_Task inputs_:

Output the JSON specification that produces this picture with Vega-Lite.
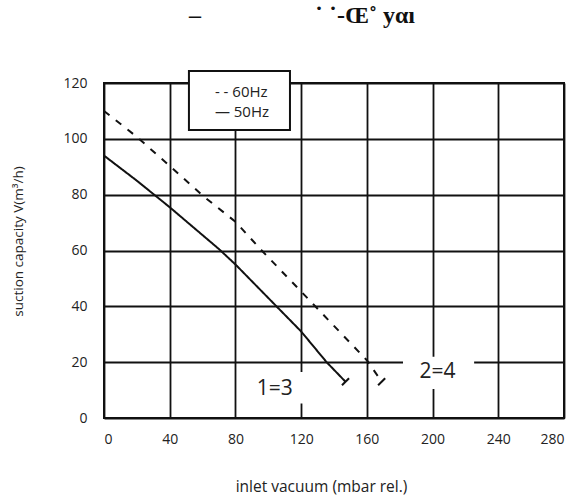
{
  "$schema": "https://vega.github.io/schema/vega-lite/v6.json",
  "width": 460,
  "height": 335,
  "autosize": {"type": "none"},
  "padding": {"left": 104, "top": 83, "right": 20, "bottom": 81},
  "background": "white",
  "title": {
    "text": "–\u00a0\u00a0\u00a0\u00a0\u00a0\u00a0\u00a0\u00a0\u00a0\u00a0\u00a0\u00a0\u00a0\u00a0\u00a0\u00a0\u00a0\u00a0\u00a0˙\u00a0˙-Œ˚ yαı",
    "anchor": "middle",
    "dx": -32,
    "offset": 42,
    "font": "Liberation Serif",
    "fontSize": 24,
    "fontWeight": "bold",
    "color": "#111"
  },
  "config": {
    "view": {"stroke": "#111", "strokeWidth": 2},
    "axis": {
      "grid": true,
      "gridColor": "#111",
      "gridWidth": 1.8,
      "gridOpacity": 1,
      "domain": false,
      "ticks": false,
      "labelFont": "Open Sans",
      "labelFontSize": 14,
      "labelColor": "#222",
      "titleFont": "Open Sans",
      "titleFontSize": 13.5,
      "titleFontWeight": "normal",
      "titleColor": "#222"
    }
  },
  "datasets": {
    "curves": [
      {"freq": "50Hz", "vacuum": 0, "capacity": 94},
      {"freq": "50Hz", "vacuum": 20, "capacity": 85},
      {"freq": "50Hz", "vacuum": 40, "capacity": 75.5},
      {"freq": "50Hz", "vacuum": 58, "capacity": 66.5},
      {"freq": "50Hz", "vacuum": 70, "capacity": 60.5},
      {"freq": "50Hz", "vacuum": 80, "capacity": 55},
      {"freq": "50Hz", "vacuum": 105, "capacity": 40},
      {"freq": "50Hz", "vacuum": 120, "capacity": 31},
      {"freq": "50Hz", "vacuum": 135.5, "capacity": 20},
      {"freq": "50Hz", "vacuum": 147, "capacity": 13},
      {"freq": "60Hz", "vacuum": 0, "capacity": 110},
      {"freq": "60Hz", "vacuum": 20, "capacity": 100.7},
      {"freq": "60Hz", "vacuum": 40, "capacity": 90.3},
      {"freq": "60Hz", "vacuum": 60, "capacity": 79.7},
      {"freq": "60Hz", "vacuum": 80, "capacity": 70.3},
      {"freq": "60Hz", "vacuum": 96, "capacity": 60},
      {"freq": "60Hz", "vacuum": 120, "capacity": 45.3},
      {"freq": "60Hz", "vacuum": 140, "capacity": 33},
      {"freq": "60Hz", "vacuum": 160, "capacity": 20.7},
      {"freq": "60Hz", "vacuum": 169, "capacity": 13}
    ],
    "labels": [
      {"label": "1=3", "vacuum": 104, "capacity": 10.4},
      {"label": "2=4", "vacuum": 203, "capacity": 16.4}
    ],
    "legend": [
      {"entry": "- - 60Hz", "vacuum": 67.5, "capacity": 116.6},
      {"entry": "— 50Hz", "vacuum": 67.5, "capacity": 109.6}
    ]
  },
  "layer": [
    {
      "data": {"name": "curves"},
      "mark": {"type": "line", "color": "#111", "strokeWidth": 2},
      "encoding": {
        "x": {
          "field": "vacuum",
          "type": "quantitative",
          "scale": {"domain": [0, 280], "nice": false},
          "axis": {
            "values": [0, 40, 80, 120, 160, 200, 240, 280],
            "labelPadding": 14,
            "title": "inlet vacuum (mbar rel.)",
            "titleFontSize": 15.5,
            "titlePadding": 33,
            "titleX": 217
          }
        },
        "y": {
          "field": "capacity",
          "type": "quantitative",
          "scale": {"domain": [0, 120], "nice": false},
          "axis": {
            "values": [0, 20, 40, 60, 80, 100, 120],
            "labelPadding": 17,
            "title": "suction capacity V(m³/h)",
            "titlePadding": 37,
            "titleY": 158
          }
        },
        "strokeDash": {
          "field": "freq",
          "type": "nominal",
          "scale": {"domain": ["60Hz", "50Hz"], "range": [[7, 8], [1, 0]]},
          "legend": null
        },
        "order": {"field": "vacuum", "type": "quantitative"}
      }
    },
    {
      "data": {"name": "curves"},
      "transform": [
        {"joinaggregate": [{"op": "max", "field": "vacuum", "as": "maxv"}], "groupby": ["freq"]},
        {"filter": "datum.vacuum === datum.maxv"}
      ],
      "mark": {"type": "point", "shape": "stroke", "angle": 315, "size": 100, "strokeWidth": 2, "color": "#111", "opacity": 1},
      "encoding": {
        "x": {"field": "vacuum", "type": "quantitative"},
        "y": {"field": "capacity", "type": "quantitative"}
      }
    },
    {
      "data": {"values": [{}]},
      "mark": {"type": "rect", "fill": "white"},
      "encoding": {
        "x": {"datum": 83}, "x2": {"datum": 124},
        "y": {"datum": 16.5}, "y2": {"datum": 5.2}
      }
    },
    {
      "data": {"values": [{}]},
      "mark": {"type": "rect", "fill": "white"},
      "encoding": {
        "x": {"datum": 182}, "x2": {"datum": 225.3},
        "y": {"datum": 21.9}, "y2": {"datum": 10.4}
      }
    },
    {
      "data": {"name": "labels"},
      "mark": {"type": "text", "font": "Open Sans", "fontSize": 21, "color": "#222", "align": "center", "baseline": "middle"},
      "encoding": {
        "x": {"field": "vacuum", "type": "quantitative"},
        "y": {"field": "capacity", "type": "quantitative"},
        "text": {"field": "label"}
      }
    },
    {
      "data": {"values": [{}]},
      "mark": {"type": "rect", "fill": "white", "stroke": "#111", "strokeWidth": 2},
      "encoding": {
        "x": {"datum": 51.7}, "x2": {"datum": 113.2},
        "y": {"datum": 124.3}, "y2": {"datum": 103.2}
      }
    },
    {
      "data": {"name": "legend"},
      "mark": {"type": "text", "font": "Open Sans", "fontSize": 15, "color": "#222", "align": "left", "baseline": "middle"},
      "encoding": {
        "x": {"field": "vacuum", "type": "quantitative"},
        "y": {"field": "capacity", "type": "quantitative"},
        "text": {"field": "entry"}
      }
    }
  ]
}
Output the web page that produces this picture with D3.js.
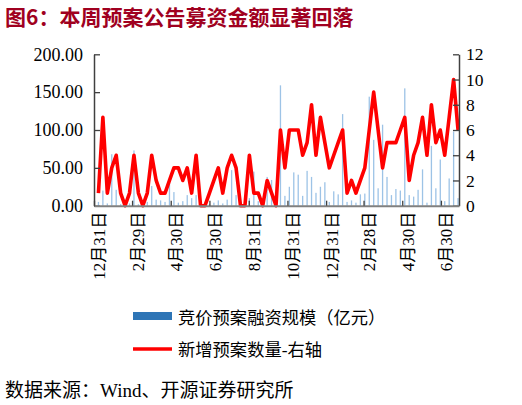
<!DOCTYPE html>
<html><head><meta charset="utf-8">
<script src="https://cdn.jsdelivr.net/npm/d3@7"></script>
<style>
html,body{margin:0;padding:0;background:#fff;}
svg{display:block;}
</style></head>
<body>
<svg id="c" width="522" height="405"></svg>
<script>
// ---- data ----
const weeks = [
 "2024-01-07","2024-01-14","2024-01-21","2024-01-28","2024-02-04","2024-02-11","2024-02-18","2024-02-25",
 "2024-03-03","2024-03-10","2024-03-17","2024-03-24","2024-03-31","2024-04-07","2024-04-14","2024-04-21",
 "2024-04-28","2024-05-05","2024-05-12","2024-05-19","2024-05-26","2024-06-02","2024-06-09","2024-06-16",
 "2024-06-23","2024-06-30","2024-07-07","2024-07-14","2024-07-21","2024-07-28","2024-08-04","2024-08-11",
 "2024-08-18","2024-08-25","2024-09-01","2024-09-08","2024-09-15","2024-09-22","2024-09-29","2024-10-06",
 "2024-10-13","2024-10-20","2024-10-27","2024-11-03","2024-11-10","2024-11-17","2024-11-24","2024-12-01",
 "2024-12-08","2024-12-15","2024-12-22","2024-12-29","2025-01-05","2025-01-12","2025-01-19","2025-01-26",
 "2025-02-02","2025-02-09","2025-02-16","2025-02-23","2025-03-02","2025-03-09","2025-03-16","2025-03-23",
 "2025-03-30","2025-04-06","2025-04-13","2025-04-20","2025-04-27","2025-05-04","2025-05-11","2025-05-18",
 "2025-05-25","2025-06-01","2025-06-08","2025-06-15","2025-06-22","2025-06-29","2025-07-06","2025-07-13",
 "2025-07-20","2025-07-27"
];
// 竞价预案融资规模（亿元）
const amount = [
 5,20,3,68,21,2,1,3,73,2,
 1,5,26,8,7,5,30,18,4,6,
 14,10,14,2,1,2,4,7,3,8,
 47,14,3,2,10,45,6,3,38,34,
 3,159,13,25,44,41,13,46,38,17,
 25,31,5,19,15,121,5,7,4,15,
 16,144,87,23,107,38,14,22,20,155,
 14,12,21,48,4,79,23,61,6,36,
 98,10
];
// 新增预案数量-右轴
const count = [
 1,7,1,3,4,1,0,1,4,1,
 0,1,4,2,1,1,2,3,3,2,
 3,1,4,0,0,1,2,3,1,3,
 4,3,0,0,4,1,1,0,2,1,
 0,6,3,6,6,6,4,5,8,4,
 7,5,3,4,5,6,1,2,1,2,
 3,6,9,6,3,5,5,5,6,7,
 2,4,5,7,4,8,5,6,4,7,
 10,6
];
const tickDates = ["2023-12-31","2024-02-29","2024-04-30","2024-06-30","2024-08-31","2024-10-31",
                   "2024-12-31","2025-02-28","2025-04-30","2025-06-30"];
const tickLabels = ["12月31日","2月29日","4月30日","6月30日","8月31日","10月31日",
                    "12月31日","2月28日","4月30日","6月30日"];
const leftTicks = [0,50,100,150,200];
const rightTicks = [0,2,4,6,8,10,12];
const seriesNames = ["竞价预案融资规模（亿元）","新增预案数量-右轴"];
const titleText = "图6：本周预案公告募资金额显著回落";
const sourceText = "数据来源：Wind、开源证券研究所";

// ---- drawing ----
const parse = d3.timeParse("%Y-%m-%d");
const svg = d3.select("#c");
const FONT = "'Liberation Serif','Noto Sans CJK SC',serif";
const CJK = "'Liberation Serif','Noto Sans CJK SC',sans-serif";

const L = 94, R = 459, T = 54.3, B = 205.7;
const x = d3.scaleTime().domain([parse("2023-12-31"), new Date(2025,6,28,12)]).range([L, R]);
const yL = d3.scaleLinear().domain([0,200]).range([B, T]);
const yR = d3.scaleLinear().domain([0,12]).range([B, T]);

const data = weeks.map((w,i)=>({d:parse(w), a:amount[i], c:count[i]}));

// bars
svg.append("g").selectAll("rect").data(data).join("rect")
  .attr("x", d=>x(d.d)-0.65)
  .attr("width", 1.3)
  .attr("y", d=>yL(d.a))
  .attr("height", d=>yL(0)-yL(d.a))
  .attr("fill", "#5B9BD5")
  .attr("opacity", 0.6);

// line
svg.append("path").datum(data)
  .attr("fill","none").attr("stroke","#FF0000").attr("stroke-width",3.6)
  .attr("stroke-linejoin","round")
  .attr("d", d3.line().x(d=>x(d.d)).y(d=>yR(d.c)));

// left axis
const gl = svg.append("g").attr("transform",`translate(${L},0)`)
  .call(d3.axisLeft(yL).tickValues(leftTicks).tickFormat(d3.format(".2f"))
        .tickSizeInner(-6).tickSizeOuter(0).tickPadding(11));
gl.select(".domain").attr("stroke","#404040").attr("stroke-width",1.5);
gl.selectAll(".tick line").attr("stroke","#404040").attr("stroke-width",1.3);
gl.selectAll("text").attr("font-family",FONT).attr("font-size",18).attr("fill","#000");

// right axis
const gr = svg.append("g").attr("transform",`translate(${R},0)`)
  .call(d3.axisRight(yR).tickValues(rightTicks)
        .tickSizeInner(-6).tickSizeOuter(0).tickPadding(7));
gr.select(".domain").attr("stroke","#404040").attr("stroke-width",1.5);
gr.selectAll(".tick line").attr("stroke","#404040").attr("stroke-width",1.3);
gr.selectAll("text").attr("font-family",FONT).attr("font-size",17.5).attr("fill","#000");

// bottom axis
const gb = svg.append("g").attr("transform",`translate(0,${B})`)
  .call(d3.axisBottom(x).tickValues(tickDates.map(parse))
        .tickFormat((d,i)=>tickLabels[i]).tickSizeInner(-5).tickSizeOuter(0));
gb.select(".domain").attr("stroke","#808080").attr("stroke-width",2);
gb.selectAll(".tick line").attr("stroke","#404040").attr("stroke-width",1.3);
gb.selectAll(".tick text")
  .attr("font-family",CJK).attr("font-size",17).attr("fill","#000")
  .attr("text-anchor","end")
  .attr("transform","translate(5,6) rotate(-90)")
  .attr("x",0).attr("y",0).attr("dy","0.35em");

// legend
svg.append("rect").attr("x",133).attr("y",312).attr("width",39).attr("height",8).attr("fill","#2E75B6");
svg.append("text").attr("x",178).attr("y",318).attr("dy","0.35em")
  .attr("font-family",CJK).attr("font-size",17.3).text(seriesNames[0]);
svg.append("line").attr("x1",133).attr("x2",172).attr("y1",349).attr("y2",349)
  .attr("stroke","#FF0000").attr("stroke-width",3.6);
svg.append("text").attr("x",178).attr("y",350).attr("dy","0.35em")
  .attr("font-family",CJK).attr("font-size",17.3).text(seriesNames[1]);

// title
svg.append("text").attr("x",5).attr("y",18).attr("dy","0.35em")
  .attr("font-family","'Noto Sans CJK SC',sans-serif").attr("font-weight","bold")
  .attr("font-size",21).attr("fill","#A00020").text(titleText);

// source
svg.append("text").attr("x",5).attr("y",390).attr("dy","0.35em")
  .attr("font-family",CJK).attr("font-size",19).attr("fill","#000").text(sourceText);
</script>
</body></html>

_Task statement_: List all lines in the material containing the string "this".

_Expected answer_:
Output the JSON specification that produces this picture with Vega-Lite.
Output the web page that produces this picture with D3.js.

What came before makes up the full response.